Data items
-=-=-=-=-
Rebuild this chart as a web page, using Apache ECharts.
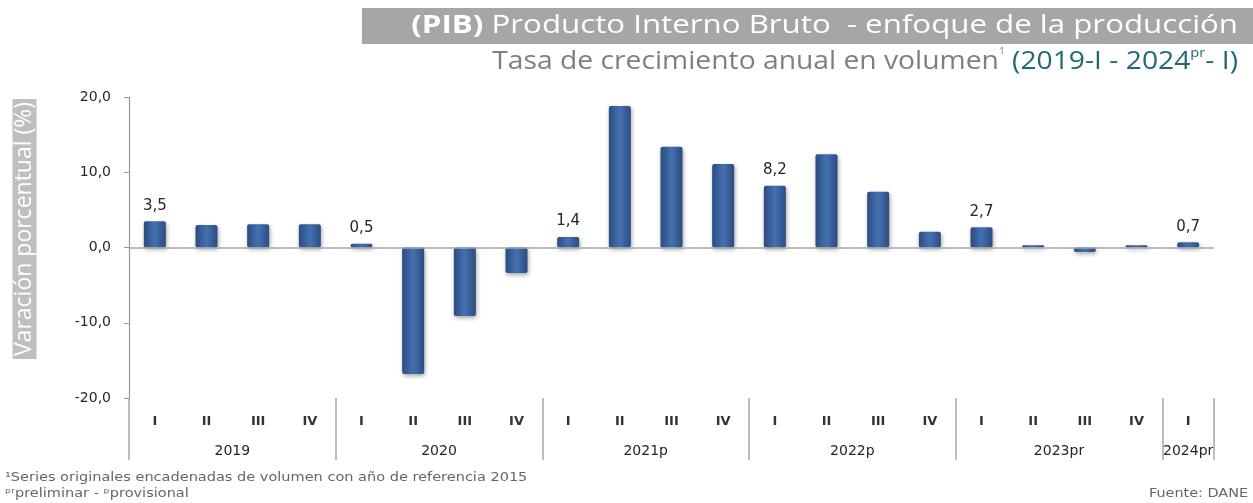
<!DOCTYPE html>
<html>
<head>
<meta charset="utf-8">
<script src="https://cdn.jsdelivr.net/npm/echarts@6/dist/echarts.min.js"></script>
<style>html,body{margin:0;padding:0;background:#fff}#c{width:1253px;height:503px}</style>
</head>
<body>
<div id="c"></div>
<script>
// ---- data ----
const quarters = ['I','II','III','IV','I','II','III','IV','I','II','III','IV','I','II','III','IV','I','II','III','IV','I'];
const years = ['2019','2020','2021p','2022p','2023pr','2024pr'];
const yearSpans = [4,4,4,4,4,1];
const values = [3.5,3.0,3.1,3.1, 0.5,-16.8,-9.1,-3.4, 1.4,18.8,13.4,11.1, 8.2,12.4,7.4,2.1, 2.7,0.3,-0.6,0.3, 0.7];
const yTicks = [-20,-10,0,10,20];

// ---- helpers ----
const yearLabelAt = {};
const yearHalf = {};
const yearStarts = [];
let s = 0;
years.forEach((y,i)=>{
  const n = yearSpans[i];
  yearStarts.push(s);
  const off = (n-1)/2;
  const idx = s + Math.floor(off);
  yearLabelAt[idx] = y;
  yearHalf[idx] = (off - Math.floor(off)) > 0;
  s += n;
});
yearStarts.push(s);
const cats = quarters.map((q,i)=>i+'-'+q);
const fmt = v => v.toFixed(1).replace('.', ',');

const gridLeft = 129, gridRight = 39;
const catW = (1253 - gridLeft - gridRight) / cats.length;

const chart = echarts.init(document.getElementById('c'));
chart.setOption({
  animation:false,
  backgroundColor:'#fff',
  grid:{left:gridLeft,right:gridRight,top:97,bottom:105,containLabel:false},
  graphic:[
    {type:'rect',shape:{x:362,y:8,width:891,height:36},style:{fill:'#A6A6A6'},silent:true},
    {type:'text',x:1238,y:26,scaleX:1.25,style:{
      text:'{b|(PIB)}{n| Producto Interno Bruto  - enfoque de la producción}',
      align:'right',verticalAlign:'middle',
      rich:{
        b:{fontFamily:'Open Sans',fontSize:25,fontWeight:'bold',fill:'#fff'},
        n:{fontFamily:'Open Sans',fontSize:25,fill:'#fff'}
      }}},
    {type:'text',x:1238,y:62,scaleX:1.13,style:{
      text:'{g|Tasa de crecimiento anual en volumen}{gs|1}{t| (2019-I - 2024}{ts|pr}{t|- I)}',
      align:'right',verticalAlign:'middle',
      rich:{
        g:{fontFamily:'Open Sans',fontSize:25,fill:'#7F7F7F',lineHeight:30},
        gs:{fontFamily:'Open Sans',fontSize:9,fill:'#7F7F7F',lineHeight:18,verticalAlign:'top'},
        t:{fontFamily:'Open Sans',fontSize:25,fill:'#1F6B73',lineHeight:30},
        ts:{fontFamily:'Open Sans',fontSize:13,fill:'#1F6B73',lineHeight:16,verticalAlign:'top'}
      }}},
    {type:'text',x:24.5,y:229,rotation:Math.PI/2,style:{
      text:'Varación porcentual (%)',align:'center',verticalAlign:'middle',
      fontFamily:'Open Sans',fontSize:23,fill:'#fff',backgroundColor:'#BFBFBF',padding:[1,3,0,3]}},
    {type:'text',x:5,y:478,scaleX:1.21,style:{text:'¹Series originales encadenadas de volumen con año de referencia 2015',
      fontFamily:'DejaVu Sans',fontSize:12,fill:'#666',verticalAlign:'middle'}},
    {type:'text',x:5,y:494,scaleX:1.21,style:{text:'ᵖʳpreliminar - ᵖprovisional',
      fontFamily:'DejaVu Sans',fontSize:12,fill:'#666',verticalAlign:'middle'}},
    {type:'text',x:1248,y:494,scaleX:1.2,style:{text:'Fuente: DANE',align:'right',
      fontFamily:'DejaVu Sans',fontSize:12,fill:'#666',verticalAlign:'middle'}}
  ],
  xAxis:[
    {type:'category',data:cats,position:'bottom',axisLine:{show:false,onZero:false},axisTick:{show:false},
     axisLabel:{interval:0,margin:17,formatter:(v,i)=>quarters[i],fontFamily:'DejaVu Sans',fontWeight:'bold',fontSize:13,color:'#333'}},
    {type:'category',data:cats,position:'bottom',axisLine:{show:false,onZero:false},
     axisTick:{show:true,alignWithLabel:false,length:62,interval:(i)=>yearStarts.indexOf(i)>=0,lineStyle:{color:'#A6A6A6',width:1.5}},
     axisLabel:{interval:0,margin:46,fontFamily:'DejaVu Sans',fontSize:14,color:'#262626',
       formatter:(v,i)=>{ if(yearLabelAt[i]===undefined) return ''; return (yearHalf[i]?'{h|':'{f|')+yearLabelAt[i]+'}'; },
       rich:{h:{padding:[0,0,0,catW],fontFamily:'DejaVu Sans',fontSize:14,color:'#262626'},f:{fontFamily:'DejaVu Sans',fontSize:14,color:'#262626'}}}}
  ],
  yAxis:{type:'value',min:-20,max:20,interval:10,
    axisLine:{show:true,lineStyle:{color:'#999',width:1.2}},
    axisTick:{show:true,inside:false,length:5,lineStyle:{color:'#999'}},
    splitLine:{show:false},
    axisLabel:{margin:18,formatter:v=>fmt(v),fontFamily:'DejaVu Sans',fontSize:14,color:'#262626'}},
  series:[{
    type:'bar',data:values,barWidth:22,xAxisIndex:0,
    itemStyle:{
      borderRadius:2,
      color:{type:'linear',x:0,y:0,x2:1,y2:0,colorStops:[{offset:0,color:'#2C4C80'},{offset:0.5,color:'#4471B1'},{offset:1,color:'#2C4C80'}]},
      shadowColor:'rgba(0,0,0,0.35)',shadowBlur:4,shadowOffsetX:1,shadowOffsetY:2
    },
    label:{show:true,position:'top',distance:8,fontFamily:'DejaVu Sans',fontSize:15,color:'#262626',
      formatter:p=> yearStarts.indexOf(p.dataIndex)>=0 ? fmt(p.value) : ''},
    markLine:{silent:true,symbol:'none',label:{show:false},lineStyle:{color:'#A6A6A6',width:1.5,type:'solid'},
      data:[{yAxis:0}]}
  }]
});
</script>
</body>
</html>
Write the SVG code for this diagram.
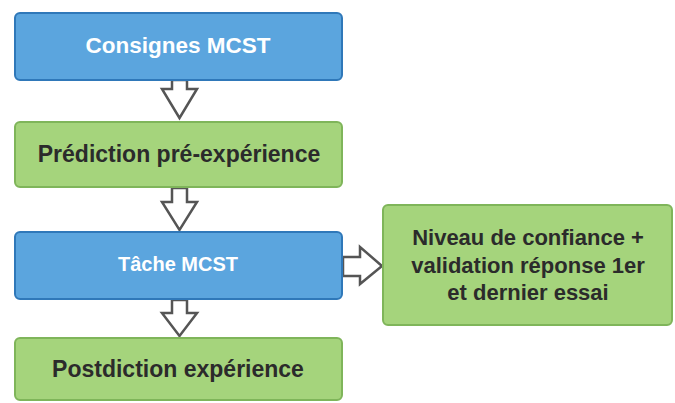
-=-=-=-=-
[Problem details]
Repeat each entry above word for word, leaving every picture out.

[Written answer]
Rebuild this chart as a web page, using Apache ECharts.
<!DOCTYPE html>
<html>
<head>
<meta charset="utf-8">
<script src="https://cdn.jsdelivr.net/npm/echarts@6/dist/echarts.min.js"></script>
<style>html,body{margin:0;padding:0;background:#fff}#c{width:1253px;height:503px}</style>
</head>
<body>
<div id="c"></div>
<script>
// ---- data ----
const quarters = ['I','II','III','IV','I','II','III','IV','I','II','III','IV','I','II','III','IV','I','II','III','IV','I'];
const years = ['2019','2020','2021p','2022p','2023pr','2024pr'];
const yearSpans = [4,4,4,4,4,1];
const values = [3.5,3.0,3.1,3.1, 0.5,-16.8,-9.1,-3.4, 1.4,18.8,13.4,11.1, 8.2,12.4,7.4,2.1, 2.7,0.3,-0.6,0.3, 0.7];
const yTicks = [-20,-10,0,10,20];

// ---- helpers ----
const yearLabelAt = {};
const yearHalf = {};
const yearStarts = [];
let s = 0;
years.forEach((y,i)=>{
  const n = yearSpans[i];
  yearStarts.push(s);
  const off = (n-1)/2;
  const idx = s + Math.floor(off);
  yearLabelAt[idx] = y;
  yearHalf[idx] = (off - Math.floor(off)) > 0;
  s += n;
});
yearStarts.push(s);
const cats = quarters.map((q,i)=>i+'-'+q);
const fmt = v => v.toFixed(1).replace('.', ',');

const gridLeft = 129, gridRight = 39;
const catW = (1253 - gridLeft - gridRight) / cats.length;

const chart = echarts.init(document.getElementById('c'));
chart.setOption({
  animation:false,
  backgroundColor:'#fff',
  grid:{left:gridLeft,right:gridRight,top:97,bottom:105,containLabel:false},
  graphic:[
    {type:'rect',shape:{x:362,y:8,width:891,height:36},style:{fill:'#A6A6A6'},silent:true},
    {type:'text',x:1238,y:26,scaleX:1.25,style:{
      text:'{b|(PIB)}{n| Producto Interno Bruto  - enfoque de la producción}',
      align:'right',verticalAlign:'middle',
      rich:{
        b:{fontFamily:'Open Sans',fontSize:25,fontWeight:'bold',fill:'#fff'},
        n:{fontFamily:'Open Sans',fontSize:25,fill:'#fff'}
      }}},
    {type:'text',x:1238,y:62,scaleX:1.13,style:{
      text:'{g|Tasa de crecimiento anual en volumen}{gs|1}{t| (2019-I - 2024}{ts|pr}{t|- I)}',
      align:'right',verticalAlign:'middle',
      rich:{
        g:{fontFamily:'Open Sans',fontSize:25,fill:'#7F7F7F',lineHeight:30},
        gs:{fontFamily:'Open Sans',fontSize:9,fill:'#7F7F7F',lineHeight:18,verticalAlign:'top'},
        t:{fontFamily:'Open Sans',fontSize:25,fill:'#1F6B73',lineHeight:30},
        ts:{fontFamily:'Open Sans',fontSize:13,fill:'#1F6B73',lineHeight:16,verticalAlign:'top'}
      }}},
    {type:'text',x:24.5,y:229,rotation:Math.PI/2,style:{
      text:'Varación porcentual (%)',align:'center',verticalAlign:'middle',
      fontFamily:'Open Sans',fontSize:23,fill:'#fff',backgroundColor:'#BFBFBF',padding:[1,3,0,3]}},
    {type:'text',x:5,y:478,scaleX:1.21,style:{text:'¹Series originales encadenadas de volumen con año de referencia 2015',
      fontFamily:'DejaVu Sans',fontSize:12,fill:'#666',verticalAlign:'middle'}},
    {type:'text',x:5,y:494,scaleX:1.21,style:{text:'ᵖʳpreliminar - ᵖprovisional',
      fontFamily:'DejaVu Sans',fontSize:12,fill:'#666',verticalAlign:'middle'}},
    {type:'text',x:1248,y:494,scaleX:1.2,style:{text:'Fuente: DANE',align:'right',
      fontFamily:'DejaVu Sans',fontSize:12,fill:'#666',verticalAlign:'middle'}}
  ],
  xAxis:[
    {type:'category',data:cats,position:'bottom',axisLine:{show:false,onZero:false},axisTick:{show:false},
     axisLabel:{interval:0,margin:17,formatter:(v,i)=>quarters[i],fontFamily:'DejaVu Sans',fontWeight:'bold',fontSize:13,color:'#333'}},
    {type:'category',data:cats,position:'bottom',axisLine:{show:false,onZero:false},
     axisTick:{show:true,alignWithLabel:false,length:62,interval:(i)=>yearStarts.indexOf(i)>=0,lineStyle:{color:'#A6A6A6',width:1.5}},
     axisLabel:{interval:0,margin:46,fontFamily:'DejaVu Sans',fontSize:14,color:'#262626',
       formatter:(v,i)=>{ if(yearLabelAt[i]===undefined) return ''; return (yearHalf[i]?'{h|':'{f|')+yearLabelAt[i]+'}'; },
       rich:{h:{padding:[0,0,0,catW],fontFamily:'DejaVu Sans',fontSize:14,color:'#262626'},f:{fontFamily:'DejaVu Sans',fontSize:14,color:'#262626'}}}}
  ],
  yAxis:{type:'value',min:-20,max:20,interval:10,
    axisLine:{show:true,lineStyle:{color:'#999',width:1.2}},
    axisTick:{show:true,inside:false,length:5,lineStyle:{color:'#999'}},
    splitLine:{show:false},
    axisLabel:{margin:18,formatter:v=>fmt(v),fontFamily:'DejaVu Sans',fontSize:14,color:'#262626'}},
  series:[{
    type:'bar',data:values,barWidth:22,xAxisIndex:0,
    itemStyle:{
      borderRadius:2,
      color:{type:'linear',x:0,y:0,x2:1,y2:0,colorStops:[{offset:0,color:'#2C4C80'},{offset:0.5,color:'#4471B1'},{offset:1,color:'#2C4C80'}]},
      shadowColor:'rgba(0,0,0,0.35)',shadowBlur:4,shadowOffsetX:1,shadowOffsetY:2
    },
    label:{show:true,position:'top',distance:8,fontFamily:'DejaVu Sans',fontSize:15,color:'#262626',
      formatter:p=> yearStarts.indexOf(p.dataIndex)>=0 ? fmt(p.value) : ''},
    markLine:{silent:true,symbol:'none',label:{show:false},lineStyle:{color:'#A6A6A6',width:1.5,type:'solid'},
      data:[{yAxis:0}]}
  }]
});
</script>
</body>
</html>
Write the SVG code for this diagram.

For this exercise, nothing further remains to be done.